# [OBJECTIVE]
Take the lines of the data below from the very first through the line containing "Mono', 'DejaVu Sans" and output them exactly, pictures excluded.

# [DATA BLOCK]
** Begin **

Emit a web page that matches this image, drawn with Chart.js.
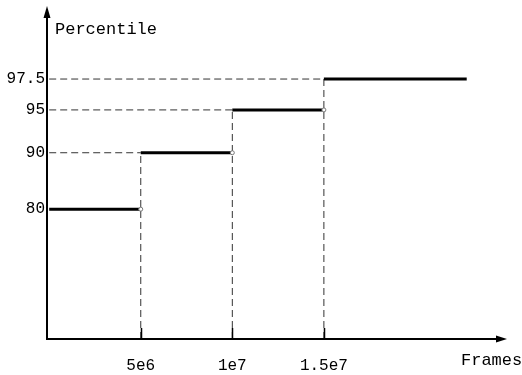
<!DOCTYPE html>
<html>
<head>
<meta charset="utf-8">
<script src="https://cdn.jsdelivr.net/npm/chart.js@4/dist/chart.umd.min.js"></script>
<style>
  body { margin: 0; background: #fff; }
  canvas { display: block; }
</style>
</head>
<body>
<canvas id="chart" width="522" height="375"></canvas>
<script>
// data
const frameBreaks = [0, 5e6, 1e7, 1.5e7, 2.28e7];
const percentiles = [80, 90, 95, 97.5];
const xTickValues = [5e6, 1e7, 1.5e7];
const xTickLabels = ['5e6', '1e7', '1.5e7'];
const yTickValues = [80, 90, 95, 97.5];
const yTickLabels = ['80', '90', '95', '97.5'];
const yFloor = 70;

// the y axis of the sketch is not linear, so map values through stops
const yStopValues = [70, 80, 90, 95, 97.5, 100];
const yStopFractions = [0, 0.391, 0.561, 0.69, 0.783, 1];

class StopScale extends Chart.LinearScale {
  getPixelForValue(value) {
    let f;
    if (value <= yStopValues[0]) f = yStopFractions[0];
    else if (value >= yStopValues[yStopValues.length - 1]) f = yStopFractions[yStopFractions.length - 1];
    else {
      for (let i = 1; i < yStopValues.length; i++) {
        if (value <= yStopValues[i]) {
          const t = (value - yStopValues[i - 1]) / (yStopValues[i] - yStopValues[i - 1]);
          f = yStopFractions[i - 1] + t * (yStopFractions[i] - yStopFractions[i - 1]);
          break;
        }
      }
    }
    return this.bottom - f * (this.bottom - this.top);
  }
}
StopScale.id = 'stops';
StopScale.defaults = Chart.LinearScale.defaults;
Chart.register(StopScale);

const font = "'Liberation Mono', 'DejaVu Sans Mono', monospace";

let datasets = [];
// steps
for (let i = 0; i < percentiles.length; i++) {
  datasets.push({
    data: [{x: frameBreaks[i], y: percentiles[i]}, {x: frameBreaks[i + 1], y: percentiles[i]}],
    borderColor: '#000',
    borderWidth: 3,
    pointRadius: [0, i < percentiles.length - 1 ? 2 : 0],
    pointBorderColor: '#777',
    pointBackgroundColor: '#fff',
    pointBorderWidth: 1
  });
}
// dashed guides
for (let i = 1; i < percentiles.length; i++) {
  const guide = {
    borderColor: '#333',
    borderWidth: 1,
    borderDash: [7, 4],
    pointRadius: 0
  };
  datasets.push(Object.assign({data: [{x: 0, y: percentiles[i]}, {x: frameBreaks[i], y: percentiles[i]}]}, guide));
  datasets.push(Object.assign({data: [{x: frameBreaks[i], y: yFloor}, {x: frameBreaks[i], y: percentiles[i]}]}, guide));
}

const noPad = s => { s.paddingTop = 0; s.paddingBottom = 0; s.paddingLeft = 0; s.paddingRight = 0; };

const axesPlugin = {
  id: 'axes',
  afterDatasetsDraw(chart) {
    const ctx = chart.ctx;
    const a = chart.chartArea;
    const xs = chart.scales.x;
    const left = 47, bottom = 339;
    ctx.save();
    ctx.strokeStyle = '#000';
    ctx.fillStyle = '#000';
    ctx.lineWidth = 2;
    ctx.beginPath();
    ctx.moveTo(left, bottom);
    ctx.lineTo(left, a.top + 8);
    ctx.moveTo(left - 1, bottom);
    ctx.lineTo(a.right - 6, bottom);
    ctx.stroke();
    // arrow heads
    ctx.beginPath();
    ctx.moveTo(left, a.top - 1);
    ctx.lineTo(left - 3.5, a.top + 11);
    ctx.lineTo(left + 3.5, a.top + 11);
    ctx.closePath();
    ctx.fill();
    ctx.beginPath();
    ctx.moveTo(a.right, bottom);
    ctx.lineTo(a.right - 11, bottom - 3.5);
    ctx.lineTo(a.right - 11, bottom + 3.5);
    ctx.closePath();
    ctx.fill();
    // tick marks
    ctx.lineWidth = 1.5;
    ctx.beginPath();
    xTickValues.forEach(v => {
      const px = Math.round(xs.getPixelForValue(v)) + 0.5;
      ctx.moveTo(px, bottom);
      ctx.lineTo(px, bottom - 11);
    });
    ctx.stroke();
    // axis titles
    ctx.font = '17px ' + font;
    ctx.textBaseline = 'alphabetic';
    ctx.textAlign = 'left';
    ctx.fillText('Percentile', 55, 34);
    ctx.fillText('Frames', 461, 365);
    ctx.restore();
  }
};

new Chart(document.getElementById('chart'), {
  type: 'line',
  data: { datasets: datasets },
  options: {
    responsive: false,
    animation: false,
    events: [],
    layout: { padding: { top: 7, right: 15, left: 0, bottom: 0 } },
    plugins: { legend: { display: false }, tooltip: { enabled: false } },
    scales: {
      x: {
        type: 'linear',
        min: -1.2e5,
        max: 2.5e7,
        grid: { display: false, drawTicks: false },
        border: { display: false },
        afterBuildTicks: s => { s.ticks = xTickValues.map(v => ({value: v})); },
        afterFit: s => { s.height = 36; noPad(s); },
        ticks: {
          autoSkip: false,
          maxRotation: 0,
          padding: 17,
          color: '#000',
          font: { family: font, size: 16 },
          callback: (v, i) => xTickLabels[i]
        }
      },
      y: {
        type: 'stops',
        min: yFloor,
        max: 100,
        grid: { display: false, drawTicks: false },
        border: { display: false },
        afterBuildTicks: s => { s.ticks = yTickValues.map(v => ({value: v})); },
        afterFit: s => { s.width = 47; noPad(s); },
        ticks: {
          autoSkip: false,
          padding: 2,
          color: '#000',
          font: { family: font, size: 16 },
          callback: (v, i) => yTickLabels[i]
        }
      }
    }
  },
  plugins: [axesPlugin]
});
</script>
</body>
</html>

** End **

# [EXERCISE RESPONSE]
Emit a web page that matches this image, drawn with Chart.js.
<!DOCTYPE html>
<html>
<head>
<meta charset="utf-8">
<script src="https://cdn.jsdelivr.net/npm/chart.js@4/dist/chart.umd.min.js"></script>
<style>
  body { margin: 0; background: #fff; }
  canvas { display: block; }
</style>
</head>
<body>
<canvas id="chart" width="522" height="375"></canvas>
<script>
// data
const frameBreaks = [0, 5e6, 1e7, 1.5e7, 2.28e7];
const percentiles = [80, 90, 95, 97.5];
const xTickValues = [5e6, 1e7, 1.5e7];
const xTickLabels = ['5e6', '1e7', '1.5e7'];
const yTickValues = [80, 90, 95, 97.5];
const yTickLabels = ['80', '90', '95', '97.5'];
const yFloor = 70;

// the y axis of the sketch is not linear, so map values through stops
const yStopValues = [70, 80, 90, 95, 97.5, 100];
const yStopFractions = [0, 0.391, 0.561, 0.69, 0.783, 1];

class StopScale extends Chart.LinearScale {
  getPixelForValue(value) {
    let f;
    if (value <= yStopValues[0]) f = yStopFractions[0];
    else if (value >= yStopValues[yStopValues.length - 1]) f = yStopFractions[yStopFractions.length - 1];
    else {
      for (let i = 1; i < yStopValues.length; i++) {
        if (value <= yStopValues[i]) {
          const t = (value - yStopValues[i - 1]) / (yStopValues[i] - yStopValues[i - 1]);
          f = yStopFractions[i - 1] + t * (yStopFractions[i] - yStopFractions[i - 1]);
          break;
        }
      }
    }
    return this.bottom - f * (this.bottom - this.top);
  }
}
StopScale.id = 'stops';
StopScale.defaults = Chart.LinearScale.defaults;
Chart.register(StopScale);

const font = "'Liberation Mono', 'DejaVu Sans Mono', monospace";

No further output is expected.